The moon lifted higher. Mala herself felt intoxicated and finally, deliriously tired. She must have dozed off because suddenly there was only a handful of moths lilting heavily and precariously in flight. She hadn’t noticed the swarm leaving. She slumped in her chair. The scent was indeed more pleasant than the stink that usually rose from behind the wall (Mootoo, 1996: 138).
Reading this beautifully lyrical scene is like watching a David Attenborough documentary. The language provides a visual, auditory illustration of the haecceity – “It is the entire assemblage in its individuated aggregate that is a haecceity” (Deleuze and Guattari 1987: 289). Mala is inseparable from her surrounds. More than that, however, this scene illustrates the potential of haecceities to become events: they “cease to be subjects to become events, in assemblages that are inseparable from an hour, a season, an atmosphere, an air, a life” (Deleuze and Guattari, 1987: 289).
The possibility of Mala as haecceity, as event, is a comforting one.
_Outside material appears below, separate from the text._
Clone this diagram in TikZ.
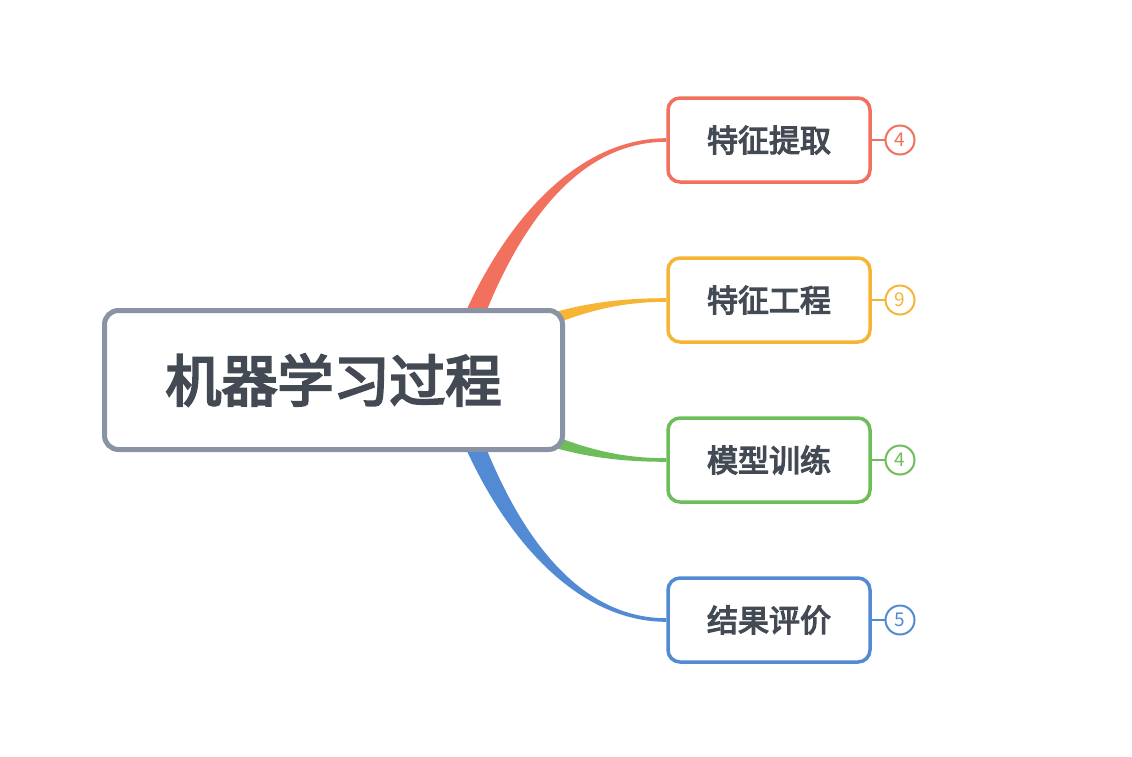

Mootoo depicts the regrowth possible through the event of rape before the event is even described in the novel on pages 221 to 222. Mala is never the same but neither is she fragmented; she is constantly involved in events of becoming – she moves from the rhizome of the human to one that involves nature, the earth and then slowly moves back into the rhizome of the human while maintaining links with nature. What is gained by considering characters as haecceities or events? This essay only starts to ask this question. Perhaps it provides a sense of control. In an event as brutal as rape, where bodies collide, although they may not be depicted as doing so, the possibility of reclaiming the power of the body through immersion in an assemblage, is hopeful. The thought of Mala as haecceity, Mala as event generating more and other events is what I leave you with.
This paper is one of two based on Disgrace and Cereus Blooms at Night. I continue my analysis primarily of Mala and the cereus bloom in ‘The Case for Hope – Sexual Abuse in Disgrace andCereus Blooms at Night‘. This will be published in an e-book based on the 5th Global Conference on Hope: Probing the Boundaries organised by Inter-Disciplinary.net. The work on both papers arises out of the PhD thesis I am currently working on, ‘Desire and Hope in Contemporary Fictional Narratives of Sexual Abuse’. This thesis focusses on desire as a flow constructed on the plane of consistency. It maps this flow, and that of hope, in seven novels involving sexual abuse. The character as haecceity is of particular interest as a site allowing consideration of territorialisation, deterritorialisation and reterritorialisation. Affects, percepts and becomings too are highlighted in examining, reacting and relating to the event of sexual abuse.